Die Volkshochschulen bieten als Anbieter mit einem großen Themenspektrum viele Kurse an, die von den Teilnehmenden für berufliche Zwecke genutzt werden können. Statistisch wurden im Programmbereich Arbeit-Beruf neben Qualifizierungsmaßnahmen v. a. EDV-Kurse erfasst. In den letzten Jahren ist das Angebot an berufsbezogenen Lerndienstleistungen, die keine Kurse sind, gewachsen, z.  B. im Bereich der Beratung und Arbeitsvermittlung (siehe Reichart/Rattinger 2017). Insofern spiegeln die hier vorgestellten Indikatoren nur einen Ausschnitt des Angebots der Volkshochschulen in diesem Bereich wider (siehe Erläuterung und Fußnote 295 zur Weiterentwicklung der Statistik). Ein weiteres Tätigkeitsfeld der Volkshochschulen sind die Auftrags- und Vertragsmaßnahmen, in denen zielgruppenspezifische Weiterbildung durchgeführt wird, z. B. für Arbeitssuchende (vgl. Kapitel B3.1) oder für Beschäftigte von Betrieben (vgl. Kapitel B1.2).

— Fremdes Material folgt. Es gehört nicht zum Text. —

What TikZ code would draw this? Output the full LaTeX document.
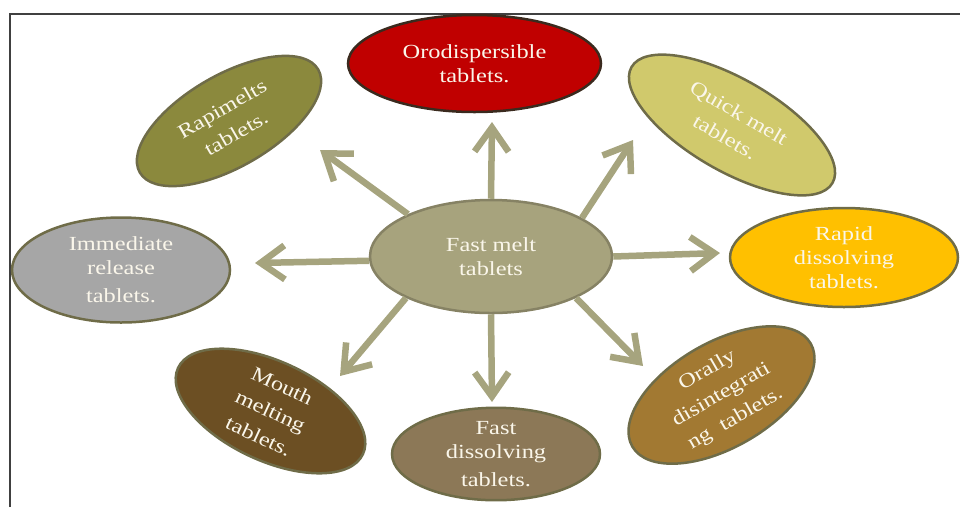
\documentclass[tikz,border=0pt]{standalone}
\usepackage{fontspec}
\setmainfont[FakeStretch=1.22]{Liberation Serif}
\usetikzlibrary{shapes.geometric,arrows.meta}

\definecolor{frameln}{HTML}{404040}
\definecolor{edgeol}{HTML}{6F6C48}
\definecolor{arrcol}{HTML}{A6A47E}
\definecolor{txt}{HTML}{FAF6EA}
\definecolor{cmid}{HTML}{A7A37D}
\definecolor{cred}{HTML}{C00000}
\definecolor{credge}{HTML}{3A2A1E}
\definecolor{crapi}{HTML}{8B893D}
\definecolor{cquick}{HTML}{D0C96C}
\definecolor{cimm}{HTML}{A6A6A6}
\definecolor{crapid}{HTML}{FFC000}
\definecolor{cmouth}{HTML}{6C4F23}
\definecolor{cfast}{HTML}{8C7857}
\definecolor{coral}{HTML}{A27932}

\tikzset{
  bub/.style={ellipse, inner sep=0pt, line width=2.5pt, draw=edgeol,
    text=txt, align=center, font=\fontsize{20}{24}\selectfont},
  tilted/.style={bub, rotate=#1, font=\fontsize{20}{28}\selectfont},
  arr/.style={line width=6.5pt, draw=arrcol,
    -{Straight Barb[length=24pt,width=34pt]}},
}

\begin{document}
\begin{tikzpicture}[x=1pt,y=-1pt]
  \useasboundingbox (0,0) rectangle (960,507);
  % page frame
  \draw[frameln, line width=1.3pt] (10,507) -- (10,14) -- (960,14);

  % central idea
  \node[bub, fill=cmid, draw=cmid!80!black, minimum width=242pt, minimum height=113pt]
    (c) at (491,256.5) {Fast melt\\tablets};

  % surrounding names
  \node[bub, fill=cred, draw=credge, minimum width=253pt, minimum height=97pt]
    (oro) at (474.5,63.5) {Orodispersible\\tablets.};
  \node[tilted=30, fill=crapi, minimum width=206pt, minimum height=92pt]
    (rap) at (229,121) {Rapimelts\\tablets.};
  \node[tilted=-30, fill=cquick, minimum width=232pt, minimum height=92pt]
    (qm) at (732,125) {Quick melt\\tablets.};
  \node[bub, fill=cimm, minimum width=218pt, minimum height=105pt]
    (imm) at (121,270) {Immediate\\release\\[4pt]tablets.};
  \node[bub, fill=crapid, minimum width=228pt, minimum height=99pt]
    (rd) at (844,257.5) {Rapid\\dissolving\\tablets.};
  \node[tilted=-25, fill=cmouth, minimum width=204pt, minimum height=82pt]
    (mm) at (270.5,411) {Mouth\\melting\\tablets.};
  \node[bub, fill=cfast, minimum width=208pt, minimum height=86pt]
    (fd) at (496,454) {Fast\\dissolving\\[4pt]tablets.};
  \node[tilted=30, fill=coral, minimum width=206pt, minimum height=92pt]
    (od) at (721.5,395) {Orally\\disintegrati\\ng\ \ tablets.};

  % arrow tips
  \coordinate (tUp) at (492,122);
  \coordinate (tUL) at (320,150);
  \coordinate (tUR) at (633,140);
  \coordinate (tL)  at (255,263);
  \coordinate (tR)  at (720,253);
  \coordinate (tLL) at (340,376);
  \coordinate (tD)  at (492,402);
  \coordinate (tLR) at (643,366);

  % arrows from the centre
  \draw[arr] (c.90)    -- (tUp);
  \draw[arr] (c.153.7) -- (tUL);
  \draw[arr] (c.23)    -- (tUR);
  \draw[arr] (c.182)   -- (tL);
  \draw[arr] (c.0)     -- (tR);
  \draw[arr] (c.206.8) -- (tLL);
  \draw[arr] (c.270)   -- (tD);
  \draw[arr] (c.334)   -- (tLR);
\end{tikzpicture}
\end{document}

(Elisabeth Reichart, Deutsches Institut für Erwachsenenbildung)


  • 293

    Vgl. die online verfügbaren Jahresbände https://www.die-bonn.de/weiterbildung/suchen.aspx?Suche=folge+arbeitsjahr&Publikationen=checked und Pehl/Reitz.

  • 294

    „Informations- und Kommunikationstechnik“: PC-Kurse oder Kurse zum Umgang mit (teils fachspezifischer) Software.

  • 295

    Von 2014 bis 2018 fand, gefördert durch das BMBF, eine große Revision der VHS-Statistik im Rahmen des Verbunds Weiterbildungsstatistik statt (vgl. Kapitel B2.2.3 und http://www.die-bonn.de/id/11142). In der revidierten Erhebungssystematik der Volkshochschulen werden berufs- und abschlussbezogene Angebote nach Fachgebieten und damit deutlich differenzierter als bisher ausgewiesen (vgl. Ambos 2017). Die erste Erhebung nach dem neuen System wird für das Berichtsjahr 2018 erfolgen und im Jahr 2019 veröffentlicht.